City Approves Plans to Relocate Vancouver Art Gallery

The main entrance to the current Vancouver Art Gallery.

The $300 million plan to relocate the Vancouver Art Gallery could create a Georgia Street cultural corridor

Council unanimously approved a long-term lease for the Vancouver Art Gallery for a portion of Larwill Park, a city-owned site at Georgia and Cambie, on the condition that the VAG raises $150 million for the project by the spring of 2015. Currently the location of an Easy Park lot, the approved plan would see a new gallery open in 2019, occupying two-thirds of the city block.

The gallery is obligated to raise $300 million for construction costs of the new building, as part of the plan put forward by city manager Penny Ballem. The gallery will also have to raise another $50 million for its future operational endowment, as the VAG’s year-to-year budget is expected to double if it moves to the new site.

Former premier, Gordon Campbell, a long-time supporter of the move, promised $50 million to the project in 2008, which will work towards the overall $300 million cost of the building’s construction. Additionally, under the newly agreed plan the VAG needs to raise another $50 million from the provincial government, in addition to $100 million from the federal government.

While the city’s conditional commitment (subject to the gallery’s ability to raise $150 in funds by 2015), gave the project a big boost, supporters still face an uphill battle in convincing the federal and provincial governments to invest in the project. Cabinet minister Bill Bennett, who oversees cultural spending, has said that the province will not commit more than the $50 million ($54 million now, due to inflation) promised in 2008.

The federal government may be even more withholding.“The government of Canada has not been presented with any official proposal for a new Vancouver Art Gallery, and while the government continues to pay down the deficit, a multi-million-dollar funding commitment is not something our government can afford,” said Sebastien Gariepy, press secretary for Minister of Canadian Heritage James Moore, in a statement.

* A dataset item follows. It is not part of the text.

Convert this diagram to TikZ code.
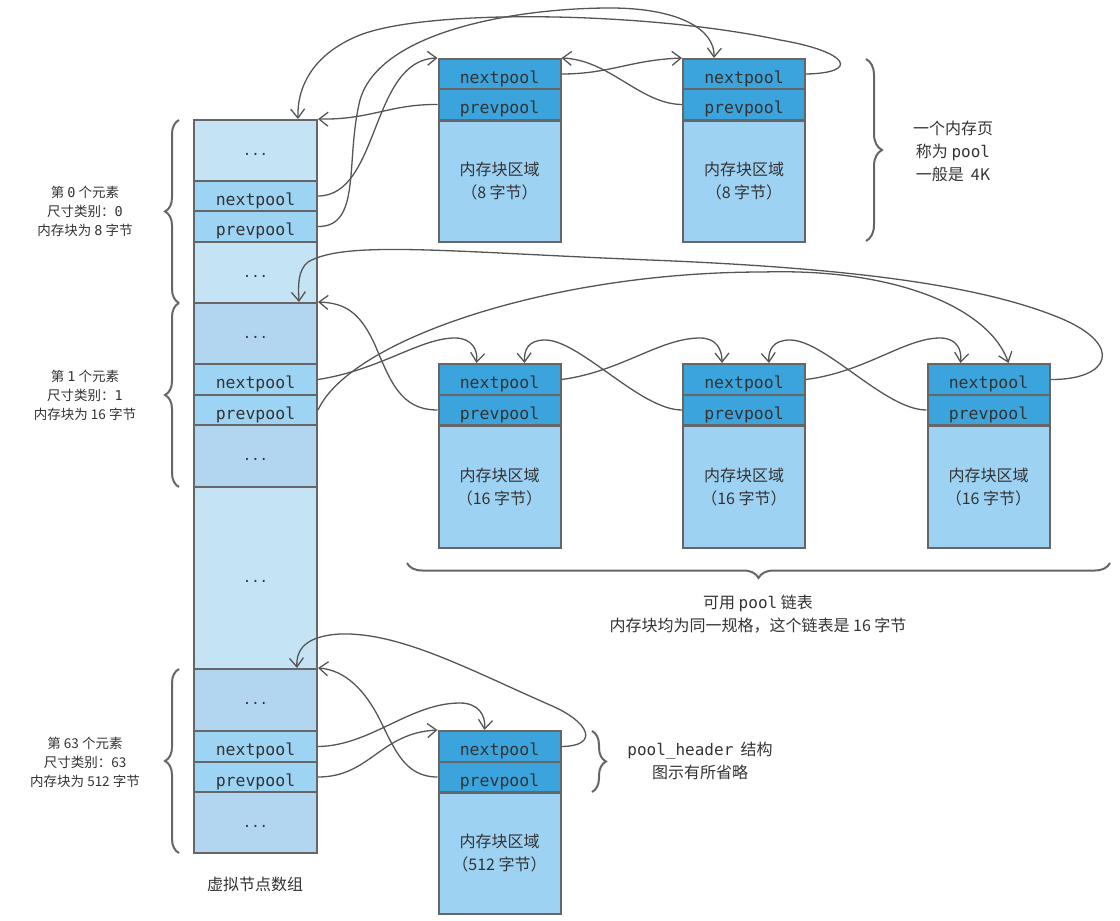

A Georgia Street Cultural Corridor?

If the VAG were to move to Larwill Park, it could anchor a Georgia Street cultural corridor, connecting the Old Courthouse, Queen Elizabeth Theatre and Vancouver Public Library, said the city’s chief planner Brian Jackson to council.

The city valued its contribution of the 1.8 acre site under its current zoning at $50 million, but critics of the project peg it higher, arguing that the city will lose out in the tax revenues and community amenity contributions.

Part of the city’s designated business district, the land is subject to restrictions on condo development. However, Jackson argues that the remaining one third of the block should be rezoned for residential development. In tandem with the redevelopment of the federally-owned Canada Post office two blocks west, the VAG could revitalize the area, shifting the downtown core east, say supporters.

The gallery’s business plan emphasized the economic spinoffs: a 2012 report by PriceWaterhouse Coopers estimates that development could lead to $299 million in GDP growth. Opening year attendance could hit 450,000, buoying the gallery’s revenue from visitors, which is already comparatively higher than most Canadian museums.